Like the strain first detected in the U.K., the U.S. mutations appear to make Covid-19 more contagious but do not seem like they will diminish the effectiveness of the vaccine, researchers said.

 

The Ohio State University researchers have not yet published their full findings, but said a non-peer-reviewed study is forthcoming. Jason McDonald, a spokesman for the Centers for Disease Control and Prevention, said in a statement to CNBC the agency is looking at the new research.

 

One of the new strains, found in just one patient in Ohio, contains a mutation identical to the now-dominant variant in the U.K., researchers said, noting that it "likely arose in a virus strain already present in the United States." However, the "Columbus strain," which the researchers said in a press release has become dominant in the city, includes "three other gene mutations not previously seen together in SARS-CoV2."

 

"This new Columbus strain has the same genetic backbone as earlier cases we've studied, but these three mutations represent a significant evolution," Dr.

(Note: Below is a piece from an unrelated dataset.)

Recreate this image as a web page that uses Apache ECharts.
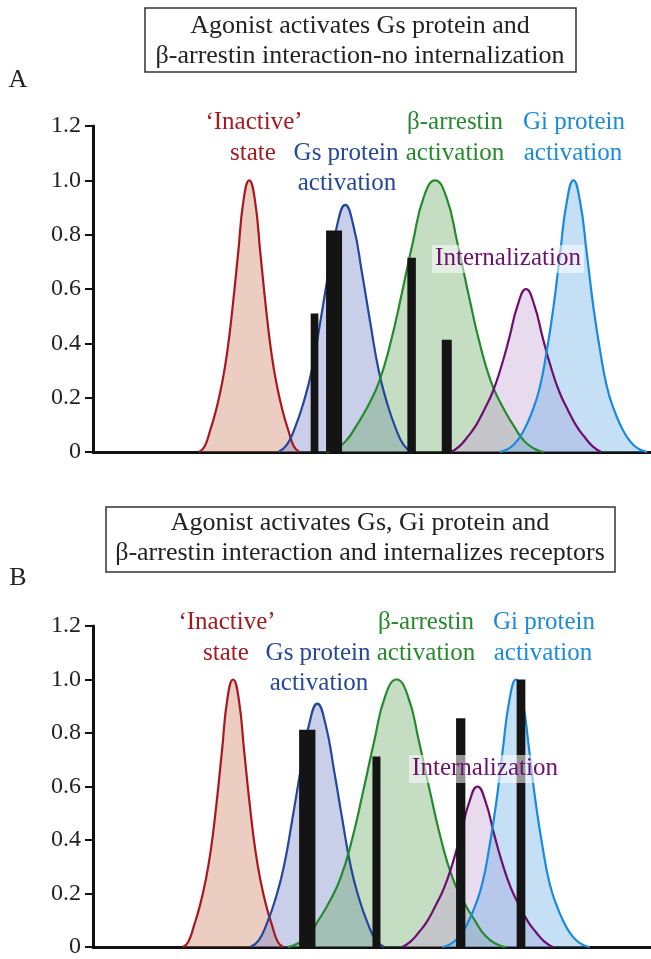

Dan Jones, vice chair of the division of molecular pathology at Ohio State, said in a statement. "We know this shift didn't come from the U.K. or South African branches of the virus."

 

The mutation found in the dominant new strain in Columbus — COH.20G/501Y — "may be occurring independently in multiple parts of the world during the past few months," the researchers said.

 

Peter Mohler, chief scientific officer at the Ohio State Wexner Medical Center and co-author of the forthcoming study, said there's no data to indicate that the new strain will impact the effectiveness of vaccines.

 

"It's important that we don't overreact to this new variant until we obtain additional data," he said in a statement. "We need to understand the impact of mutations on transmission of the virus, the prevalence of the strain in the population and whether it has a more significant impact on human health.

 

The Ohio researchers will hold a press briefing on their discover at 11 a.m. ET.